Today, I’m finally taking a break from my writing, poking my head above ground to see what’s been happening while I’ve been hiding on the farm working. I’ve missed bopping into town to visit my friends (which I will do tonight at the Spring Artscene in Rockford Illinois to see the opening of Roni Golan at the gallery at Emmanuel), surfing Facebook, the Twitter-sphere, and of course my favorite blogs. This morning, Lynne Spreen at her Any Shiny Thing blog triggered a slew of conflicting thoughts. It was about women in the second half of life, staying on the hamster track (turning wheel) or taking it easy.
Am I retired? I guess you could say that, although I don’t think of myself that way. Yes, I’m collecting Social Security, to help pay the bills until I can sell my first book. Travel, yes. Putz in my garden, yes. Read for days on end, yes.

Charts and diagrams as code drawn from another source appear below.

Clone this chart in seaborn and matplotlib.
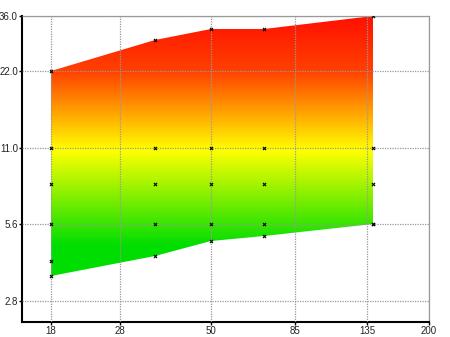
import numpy as np
import pandas as pd
import matplotlib
matplotlib.use("Agg")
import matplotlib.pyplot as plt
import seaborn as sns
from matplotlib.colors import LinearSegmentedColormap, Normalize

# Band boundaries at each sampled x
x_vals = [18, 35, 50, 70, 140]
lower = [3.5, 4.2, 4.8, 5.0, 5.6]
upper = [22, 29, 32, 32, 36]
# Reference levels marked at every sampled x
levels = [5.6, 8.0, 11.0]
# Additional single marks
extra_x = [18]
extra_y = [4.0]

x_ticks = [18, 28, 50, 85, 135, 200]
x_labels = ["18", "28", "50", "85", "135", "200"]
y_ticks = [2.8, 5.6, 11.0, 22.0, 36.0]
y_labels = ["2.8", "5.6", "11.0", "22.0", "36.0"]

sns.set_theme(style="white")
plt.rcParams["font.family"] = ["Liberation Sans", "DejaVu Sans"]

# Marker table
pts_x, pts_y = [], []
for i, xv in enumerate(x_vals):
    for yv in [lower[i]] + levels + [upper[i]]:
        pts_x.append(xv)
        pts_y.append(yv)
pts_x += extra_x
pts_y += extra_y
marks = pd.DataFrame({"x": pts_x, "y": pts_y})

fig = plt.figure(figsize=(4.5, 3.37), dpi=100)
ax = fig.add_axes([22 / 450, 1 - 322 / 337, (429 - 22) / 450, (322 - 16) / 337])
ax.set_xscale("log")
ax.set_yscale("log")
x_min, x_max = 15, 200
y_min, y_max = 2.32, 36
ax.set_xlim(x_min, x_max)
ax.set_ylim(y_min, y_max)

# Band outline used as clip path for the vertical gradient
band = ax.fill_between(x_vals, lower, upper, facecolor="none", edgecolor="none", lw=0)

cmap = LinearSegmentedColormap.from_list(
    "heat",
    [(0.0, "#00dd00"), (0.415, "#ffff00"), (0.52, "#ffc400"),
     (0.76, "#ff4000"), (1.0, "#ff1000")],
)
gx = np.array([x_min, x_max])
gy = np.geomspace(y_min, y_max, 400)
cval = np.log(np.sqrt(gy[:-1] * gy[1:]))[:, None]
mesh = ax.pcolormesh(gx, gy, cval, cmap=cmap,
                     norm=Normalize(np.log(4.6), np.log(36)),
                     shading="flat", zorder=1, antialiased=False)
mesh.set_clip_path(band.get_paths()[0], ax.transData)

sns.scatterplot(data=marks, x="x", y="y", marker="x", color="black",
                s=5, linewidth=0.8, ax=ax, zorder=4, legend=False)

ax.set_xlabel("")
ax.set_ylabel("")
ax.set_xticks(x_ticks)
ax.set_xticklabels(x_labels)
ax.set_yticks(y_ticks)
ax.set_yticklabels(y_labels)
ax.minorticks_off()

ax.set_axisbelow(False)
ax.grid(True, which="major", color="#999999", linestyle=(0, (1, 1)), linewidth=0.9)

ax.tick_params(axis="both", which="major", bottom=True, left=True,
               length=2.5, width=1, color="black", pad=0.5,
               labelsize=7, labelcolor="#222222", direction="out")

for side in ["left", "bottom"]:
    ax.spines[side].set_color("black")
    ax.spines[side].set_linewidth(1.5)
for side in ["top", "right"]:
    ax.spines[side].set_color("#999999")
    ax.spines[side].set_linestyle((0, (1, 1)))
    ax.spines[side].set_linewidth(0.9)

fig.savefig("out.png", dpi=100)
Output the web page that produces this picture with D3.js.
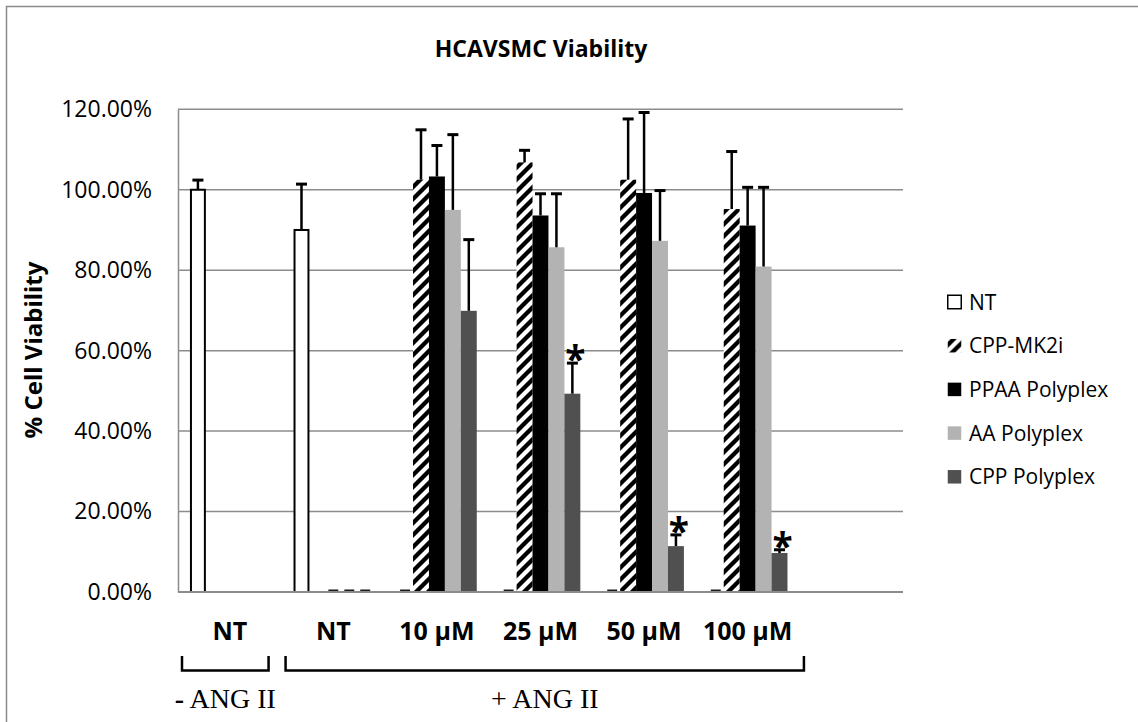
<!DOCTYPE html>
<html>
<head>
<meta charset="utf-8">
<script src="https://cdn.jsdelivr.net/npm/d3@7"></script>
<style>
  body { margin: 0; background: #fff; }
  svg { display: block; }
</style>
</head>
<body>
<script>
// categories along the x axis (last one is an empty slot in the original sheet)
const categories = ["NT", "NT", "10 µM", "25 µM", "50 µM", "100 µM", ""];
const seriesNames = ["NT", "CPP-MK2i", "PPAA Polyplex", "AA Polyplex", "CPP Polyplex"];

// mean viability (fraction), null = no bar
const ntValues    = [1.000, 0.900, 0, 0, 0, 0, null];
const mk2iValues  = [null, null, 1.025, 1.068, 1.025, 0.952, null];
const ppaaValues  = [null, 0, 1.033, 0.936, 0.992, 0.911, null];
const aaValues    = [null, 0, 0.950, 0.857, 0.873, 0.809, null];
const cppValues   = [null, 0, 0.699, 0.493, 0.114, 0.097, null];

// + error bars
const ntErr   = [0.024, 0.114, null, null, null, null, null];
const mk2iErr = [null, null, 0.124, 0.030, 0.151, 0.143, null];
const ppaaErr = [null, null, 0.077, 0.054, 0.200, 0.095, null];
const aaErr   = [null, null, 0.187, 0.133, 0.125, 0.197, null];
const cppErr  = [null, null, 0.177, 0.076, 0.028, 0.008, null];

// significance marks on the CPP polyplex series
const cppSig = [null, null, null, "*", "*", "*", null];

const yTicks = [0, 0.2, 0.4, 0.6, 0.8, 1.0, 1.2];

const groups = [
  { from: 0, to: 0, sign: "-", label: " ANG II" },
  { from: 1, to: 5, sign: "+", label: " ANG II" }
];

const series = [
  { name: seriesNames[0], values: ntValues,   err: ntErr,   fill: "#ffffff", stroke: "#000" },
  { name: seriesNames[1], values: mk2iValues, err: mk2iErr, fill: "url(#hatch)", stroke: null },
  { name: seriesNames[2], values: ppaaValues, err: ppaaErr, fill: "#000000", stroke: null },
  { name: seriesNames[3], values: aaValues,   err: aaErr,   fill: "#b3b3b3", stroke: null },
  { name: seriesNames[4], values: cppValues,  err: cppErr,  fill: "#505050", stroke: null, sig: cppSig }
];

const W = 1138, H = 722;
const plot = { left: 178, right: 903, top: 109.3, bottom: 592 };
const sans = "'Open Sans', 'Noto Sans', sans-serif";
const gridColor = "#8c8c8c";

const svg = d3.select("body").append("svg")
  .attr("width", W)
  .attr("height", H);

// striped fill for CPP-MK2i
const pat = svg.append("defs").append("pattern")
  .attr("id", "hatch")
  .attr("patternUnits", "userSpaceOnUse")
  .attr("width", 12)
  .attr("height", 12);
pat.append("rect").attr("width", 12).attr("height", 12).attr("fill", "#fff");
pat.append("path")
  .attr("d", "M-3,3 L3,-3 M0,12 L12,0 M9,15 L15,9")
  .attr("stroke", "#000")
  .attr("stroke-width", 4.3);

// outer frame (only the left and top edges fall inside the picture)
svg.append("rect")
  .attr("x", 6.5).attr("y", 6.5)
  .attr("width", W + 20).attr("height", H + 20)
  .attr("fill", "none")
  .attr("stroke", "#8a8a8a")
  .attr("stroke-width", 1.5);

const x0 = d3.scaleBand()
  .domain(d3.range(categories.length))
  .range([plot.left, plot.right]);

// Excel style: gap width 150% of one bar
const x1 = d3.scaleBand()
  .domain(d3.range(series.length))
  .range([0, x0.bandwidth()])
  .paddingOuter(0.75);

const y = d3.scaleLinear()
  .domain([0, 1.2])
  .range([plot.bottom, plot.top]);

// title
svg.append("text")
  .attr("x", 541).attr("y", 57)
  .attr("text-anchor", "middle")
  .style("font-family", sans)
  .style("font-weight", "bold")
  .style("font-size", "23px")
  .text("HCAVSMC Viability");

// grid lines
svg.append("g").selectAll("line")
  .data(yTicks.filter(d => d > 0))
  .join("line")
  .attr("x1", plot.left).attr("x2", plot.right)
  .attr("y1", d => y(d)).attr("y2", d => y(d))
  .attr("stroke", gridColor)
  .attr("stroke-width", 1.5);

// y axis
const yAxis = svg.append("g")
  .attr("transform", `translate(${plot.left},0)`)
  .call(d3.axisLeft(y).tickValues(yTicks).tickFormat(d3.format(".2%")).tickSize(0).tickPadding(26));
yAxis.select(".domain").attr("stroke", gridColor).attr("stroke-width", 1.5);
yAxis.selectAll("text")
  .style("font-family", sans)
  .style("font-size", "23px")
  .attr("fill", "#000");

svg.append("text")
  .attr("transform", `translate(42,350) rotate(-90)`)
  .attr("text-anchor", "middle")
  .style("font-family", sans)
  .style("font-weight", "bold")
  .style("font-size", "24px")
  .text("% Cell Viability");

// bars
const barG = svg.append("g");
series.forEach((s, si) => {
  s.values.forEach((v, ci) => {
    if (v == null) return;
    const bx = x0(ci) + x1(si);
    const bw = x1.bandwidth();
    if (v === 0) {
      if (s.fill.startsWith("url")) return;
      barG.append("rect")
        .attr("x", bx + 3).attr("y", y(0) - 2.5)
        .attr("width", bw - 6).attr("height", 2)
        .attr("fill", "#1a1a1a");
      return;
    }
    if (s.stroke) {
      barG.append("rect")
        .attr("x", bx + 1).attr("y", y(v))
        .attr("width", bw - 2).attr("height", y(0) - y(v))
        .attr("fill", s.fill)
        .attr("stroke", s.stroke)
        .attr("stroke-width", 2);
    } else {
      barG.append("rect")
        .attr("x", bx).attr("y", y(v))
        .attr("width", bw).attr("height", y(0) - y(v))
        .attr("fill", s.fill);
    }
  });
});

// x axis line on top of bar bottoms
svg.append("line")
  .attr("x1", plot.left).attr("x2", plot.right)
  .attr("y1", y(0)).attr("y2", y(0))
  .attr("stroke", gridColor)
  .attr("stroke-width", 2);

// error bars (plus direction only)
const errG = svg.append("g").attr("stroke", "#000");
series.forEach((s, si) => {
  s.err.forEach((e, ci) => {
    const v = s.values[ci];
    if (e == null || v == null) return;
    const cx = x0(ci) + x1(si) + x1.bandwidth() / 2;
    errG.append("line")
      .attr("x1", cx).attr("x2", cx)
      .attr("y1", y(v)).attr("y2", y(v + e))
      .attr("stroke-width", 2.5);
    errG.append("line")
      .attr("x1", cx - 5.5).attr("x2", cx + 5.5)
      .attr("y1", y(v + e)).attr("y2", y(v + e))
      .attr("stroke-width", 3);
  });
  if (s.sig) {
    s.sig.forEach((mark, ci) => {
      if (!mark) return;
      const cx = x0(ci) + x1(si) + x1.bandwidth() / 2;
      svg.append("text")
        .attr("x", cx + 3)
        .attr("y", y(s.values[ci] + (s.err[ci] || 0)) + 10)
        .attr("text-anchor", "middle")
        .style("font-family", sans)
        .style("font-weight", "bold")
        .style("font-size", "37px")
        .text(mark);
    });
  }
});

// category labels
svg.append("g").selectAll("text")
  .data(categories)
  .join("text")
  .attr("x", (d, i) => x0(i) + x0.bandwidth() / 2)
  .attr("y", 640)
  .attr("text-anchor", "middle")
  .style("font-family", sans)
  .style("font-weight", "bold")
  .style("font-size", "25px")
  .text(d => d);

// treatment brackets
const bracketPad = [[4, 13], [4, -4.5]];
groups.forEach((g, gi) => {
  const xa = x0(g.from) + bracketPad[gi][0];
  const xb = x0(g.to) + x0.bandwidth() - bracketPad[gi][1];
  svg.append("path")
    .attr("d", `M${xa},656 V670.5 H${xb} V656`)
    .attr("fill", "none")
    .attr("stroke", "#000")
    .attr("stroke-width", 2.5);
  const t = svg.append("text")
    .attr("x", (xa + xb) / 2)
    .attr("y", 708)
    .attr("text-anchor", "middle")
    .style("font-family", "'Liberation Serif', 'Times New Roman', serif")
    .style("font-size", "28px");
  t.append("tspan")
    .style("font-weight", g.sign === "-" ? "bold" : "normal")
    .text(g.sign);
  t.append("tspan").text(g.label);
});

// legend
const legend = svg.append("g").attr("transform", "translate(947,302)");
const rows = legend.selectAll("g")
  .data(series)
  .join("g")
  .attr("transform", (d, i) => `translate(0,${i * 43.7})`);
rows.append("rect")
  .attr("x", 0.75).attr("y", -6.75)
  .attr("width", 13.5).attr("height", 13.5)
  .attr("fill", d => d.fill)
  .attr("stroke", d => d.stroke ? "#000" : "none")
  .attr("stroke-width", 1.5);
rows.append("text")
  .attr("x", 22)
  .attr("y", 7.5)
  .style("font-family", sans)
  .style("font-size", "21px")
  .text(d => d.name);
</script>
</body>
</html>
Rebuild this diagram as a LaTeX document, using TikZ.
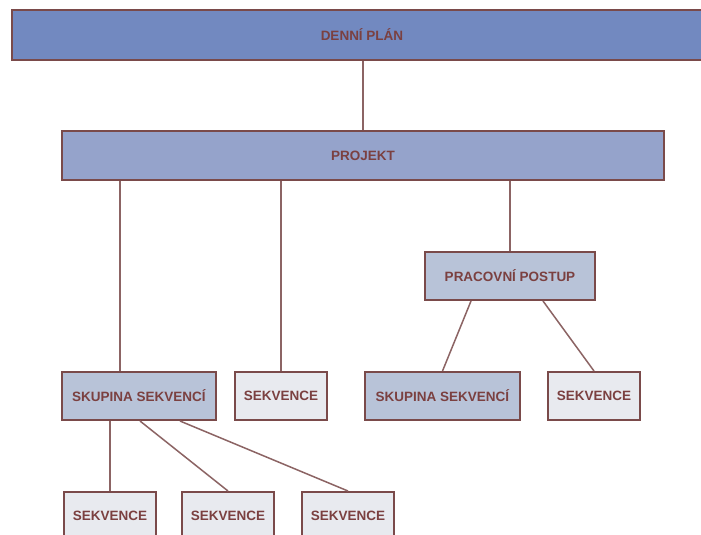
\documentclass[tikz,border=0pt]{standalone}
\usepackage{fontspec}
\setmainfont{Liberation Sans}
\definecolor{bordc}{HTML}{7A4A4A}
\definecolor{txtc}{HTML}{7B4040}
\definecolor{linec}{HTML}{8C6464}
\definecolor{fillA}{HTML}{7289C0}
\definecolor{fillB}{HTML}{95A3CB}
\definecolor{fillC}{HTML}{B8C3D8}
\definecolor{fillD}{HTML}{E8EAEF}
\tikzset{
  box/.style={draw=bordc, line width=2pt, rectangle, inner sep=0pt, text=txtc,
    font=\bfseries\fontsize{13.5}{15}\selectfont},
  conn/.style={draw=linec, line width=1.5pt}
}
\begin{document}
\begin{tikzpicture}[x=1pt,y=-1pt]
\useasboundingbox (0,0) rectangle (701,535);
\clip (0,0) rectangle (701,535);
\fill[white] (0,0) rectangle (701,535);
\node[box, fill=fillA, minimum width=700pt, minimum height=50pt] (denni) at (362,35) {DENNÍ PLÁN};
\node[box, fill=fillB, minimum width=602pt, minimum height=49pt] (projekt) at (363,155.5) {PROJEKT};
\node[box, fill=fillC, minimum width=170pt, minimum height=48pt] (prac) at (510,276) {PRACOVNÍ POSTUP};
\node[box, fill=fillC, minimum width=154pt, minimum height=48pt] (skupA) at (139,396) {SKUPINA SEKVENCÍ};
\node[box, fill=fillD, minimum width=92pt, minimum height=48pt] (sekvA) at (281,396) {SEKVENCE};
\node[box, fill=fillC, minimum width=155pt, minimum height=48pt] (skupB) at (442.5,396) {SKUPINA SEKVENCÍ};
\node[box, fill=fillD, minimum width=92pt, minimum height=48pt] (sekvB) at (594,396) {SEKVENCE};
\node[box, fill=fillD, minimum width=92pt, minimum height=48pt] (sekvC1) at (110,516) {SEKVENCE};
\node[box, fill=fillD, minimum width=92pt, minimum height=48pt] (sekvC2) at (228,516) {SEKVENCE};
\node[box, fill=fillD, minimum width=92pt, minimum height=48pt] (sekvC3) at (348,516) {SEKVENCE};
% connectors
\coordinate (pA) at ([xshift=-19pt]skupA.north);
\draw[conn] (projekt.north |- denni.south) -- (projekt.north);
\draw[conn] (pA |- projekt.south) -- (pA);
\draw[conn] (sekvA.north |- projekt.south) -- (sekvA.north);
\draw[conn] (prac.north |- projekt.south) -- (prac.north);
\draw[conn] ([xshift=-39pt]prac.south) -- (skupB.north);
\draw[conn] ([xshift=33pt]prac.south) -- (sekvB.north);
\draw[conn] ([xshift=-29pt]skupA.south) -- (sekvC1.north);
\draw[conn] ([xshift=1pt]skupA.south) -- (sekvC2.north);
\draw[conn] ([xshift=41pt]skupA.south) -- (sekvC3.north);
\end{tikzpicture}
\end{document}
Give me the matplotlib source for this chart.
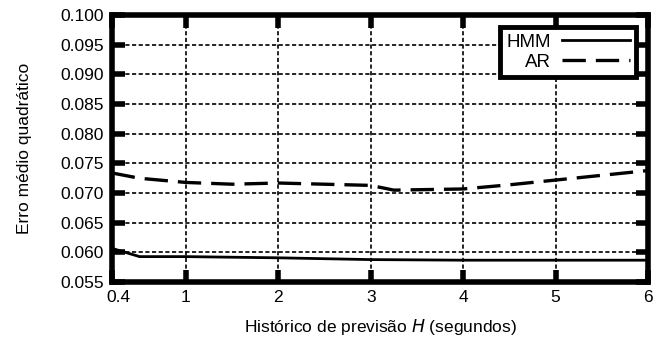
import matplotlib
matplotlib.use("Agg")
import matplotlib.pyplot as plt
import matplotlib.transforms as mtransforms

plt.rcParams['font.family'] = ['Liberation Sans', 'DejaVu Sans']

# x positions on the axis (first position carries the "0.4" label)
tick_pos = [0.2, 1, 2, 3, 4, 5, 6]
tick_labels = ["0.4", "1", "2", "3", "4", "5", "6"]

hmm_x = [0.2, 0.5, 1, 2, 3, 4, 5, 6]
hmm_y = [0.0607, 0.0593, 0.0593, 0.0591, 0.0588, 0.0587, 0.0587, 0.0587]

ar_x = [0.2, 0.5, 1, 1.5, 2, 2.5, 3, 3.25, 4, 4.5, 5, 6]
ar_y = [0.0734, 0.0725, 0.0718, 0.0715, 0.0717, 0.0715, 0.0713, 0.0705, 0.0707, 0.0714, 0.0722, 0.0738]

yticks = [0.055, 0.060, 0.065, 0.070, 0.075, 0.080, 0.085, 0.090, 0.095, 0.100]

fs = 12.5

fig = plt.figure(figsize=(6.58, 3.42), dpi=100)
ax = fig.add_axes([0.170, 0.175, 0.815, 0.781])

ax.plot(hmm_x, hmm_y, color='black', lw=2.0, label='HMM', zorder=3)
ax.plot(ar_x, ar_y, color='black', lw=2.4, dashes=(7, 3), label='AR', zorder=3)

ax.set_xlim(0.2, 6)
ax.set_ylim(0.055, 0.100)
ax.set_xticks(tick_pos)
ax.set_xticklabels(tick_labels)
ax.set_yticks(yticks)
ax.set_yticklabels([f"{v:.3f}" for v in yticks])

ax.grid(True, color='black', lw=1.2, linestyle=(0, (2.5, 1.5)))
ax.set_axisbelow(True)

for s in ax.spines.values():
    s.set_linewidth(4)
ax.tick_params(direction='in', length=9, width=4, top=True, right=True,
               labelsize=fs, pad=6)

# shift first x label slightly right, like the reference
lbl0 = ax.get_xticklabels()[0]
lbl0.set_transform(lbl0.get_transform() + mtransforms.ScaledTranslation(7/100, 0, fig.dpi_scale_trans))

ax.set_ylabel("Erro médio quadrático", fontsize=fs, labelpad=20)
ax.set_xlabel("Histórico de previsão $\\it{H}$ (segundos)", fontsize=fs, labelpad=8)

leg = ax.legend(loc='upper right', markerfirst=False, fontsize=13.5,
                frameon=True, fancybox=False, handlelength=3.6,
                borderpad=0.35, labelspacing=0.15, handletextpad=0.6,
                borderaxespad=0.0,
                bbox_to_anchor=(0.978, 0.955))
leg.get_frame().set_edgecolor('black')
leg.get_frame().set_linewidth(3.5)
leg.get_frame().set_alpha(1)
for t in leg.get_texts():
    t.set_ha('right')

fig.savefig("out.png", dpi=100)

Kick up my feet in a silent house and just muse about anything and everything, yes. But retired? Never. At 63, I’m just getting started.
Maybe, you’ll say, I’m a late bloomer. Actually, I do most things backward. The only kids I raised were two twelve-year-olds starting about ten years after I went through menopause. I didn’t settle down until I was 45. Not by choice, but by circumstance. I moved 50 times before that, but not since. I still hope I never have to move again.
I am a proud, card-carrying feminist. I believe in girl power–have since I was ten when I protected all the other girls on the playground from the taunts and harassments of the boys by kicking the offenders in the ankle with my pointy flats. I was the tallest in the class and they were terrified of me. I still sometimes terrify some men–thank god not my husband–but those who fear powerful women.
Now, a bit about women and power. Yes it’s nice to have corporate power, though I never had that. I ran a not-for-profit and several of my own one-person-dog-and-pony-show businesses. But I was never in charge of a lot of people. Well, except when I just took charge, which I have a tendency to do, because I’m a visionary and an organizer and well, I guess I just think I know what to do when everyone else seems to be hesitating.
I’m not usually quite this upfront with my pushiness, but hey, I’m leaning in. Anyway, at 63, I guess I care less about how many people like me. Don’t get me wrong. I still care. I just care a bit less.
Financial power is the piece I’m still hoping to achieve. The power to do what I want, when I want, help who I want, travel where I want. That sort of thing. That’s the power I can get down with. Freedom from at least that worry–for at least a while. I’ve learned nothing lasts forever, and sometimes not for very long. So I enjoy it while I can.
About other women and retirement, I have two things to say. First, do what feels right for you. Everyone is different. Sure we have commonalities. And it’s fun to discuss all the pros and cons. But in the end, its our decision, our choice. Follow your gut and don’t be so damn hard on yourself! (I’m talking to me as much as anyone else. That inner critic is the toughest voice to silence.) Secondly, if you only help one person with what you’re doing in the second half of life, you’ve made a difference, and probably in a way that no one else on earth could have done. So Ladies, do what feels good. Rest, play, work. If it’s the right kind of work, if feels like play anyway. Just be sure to get eight hours sleep every night (or at least most nights) and eat an apple a day. That way you’ll have lots of years to change your mind and continue the debate and squeeze it all in.
And thanks, Lynn for giving me the idea to vent on one of my favorite topics–women.